Being motivated is finding, in the anticipation of rewards, the energy to work.
It works in a pretty simple way:
When you anticipate something good, as the arrival of a dish when you’re waiting at a restaurant table, or simply the results of your labor, dopamine gets released in your brain and it makes you focused on what you have to do to get what you’re anticipating.
Waiting for a dish in a restaurant is always easy, right? You don’t get unmotivated to just… wait, and get the fuck out, right? But when it comes to studying, working, or even cleaning your apartment, you might just procrastinate and accept not getting any reward yet.
It’s simply because the anticipation of the reward (a good grade, a salary, a tidy apartment) doesn’t give you enough of a thrill to wipe out your boredom.
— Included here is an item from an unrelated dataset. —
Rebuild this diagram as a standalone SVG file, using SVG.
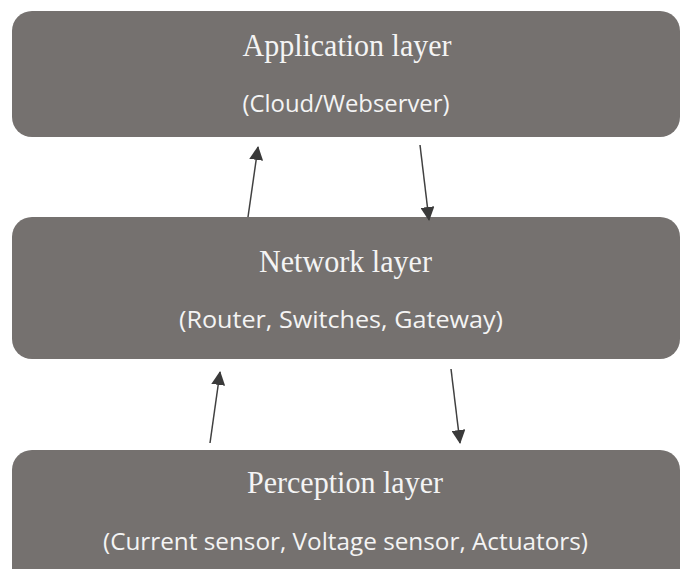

In extreme cases, you won’t even cook yourself some food because you’ll be so depressed nothing will seem enjoyable enough to you anymore, not even filling your hungry stomach with spaghetti carbonara. It’s going to happen to you at some point, eventually. “Fuck it, my friend died, why not eat cookies for dinner.” Life can be hard, I’m not gonna lie. But let’s talk about common boredom rather than such a stage of depression, alright?
Some people are chronically bored. In other words, things don’t stimulate them as much as they stimulate other people. When they think about the results of labor, it doesn’t give them enough of a thrill to make them work. They want the results, but it’s not enough to give them the nice feeling called motivation that helps other people endure labor.
So what can be a shortcut to better productivity? Keep reading…
Anticipation of results that are distant in time usually gives less motivation. That’s why (if you’re not a very good student) you’ll suddenly work like a motherfucker the night before an exam. Anticipating the results of an exam that will happen in a few months is boring and doesn’t give you any motivation to start working right now. It’s like the exam doesn’t even exist. Thinking about imminent rewards is always more exciting. That’s why video games are so popular among kids with ADHD (whose brains produce less dopamine): they give numerous little rewards rather than a single large reward at the end of the effort. This way, video games can hook the attention of the most distractable ones.
You have projects and dreams but it’s not enough to make you enjoy working towards them? Try to gamify your work. Implement small rewards in your work process. Think about levels in a video game… when you’re gaming, you’re thinking about finishing your current level, right? Not just the game. That’s my point.
Don’t tell yourself: I’m going to work a long time to get one single reward at the end.
Tell yourself: I’m going to work little by little, considering every step towards success and giving myself a small reward every time I will pass such a milestone.
I personally work far better when I tell myself: I’ll only see my girlfriend, or watch a movie after I’ve finished my work.
That’s all you need, mate.
Summon the thrill of anticipation by rewarding yourself more often.
Eat a snickers bar every time you’ve written 500 or 1000 words for your book. Only play video games after you’ve finished doing your homework. Only jerk-off when you’ve finished reading a book. Have a drink after hours of studying. Work out in the cold just to be able to have that perfect steaming shower at the end. Learn to cook by trying to impress your friends with good-tasting dishes, etc.
I’m not saying you’ll never have to kick your ass on the regular to achieve your goals, but it’s definitely going to help a little if you reward yourself regularly.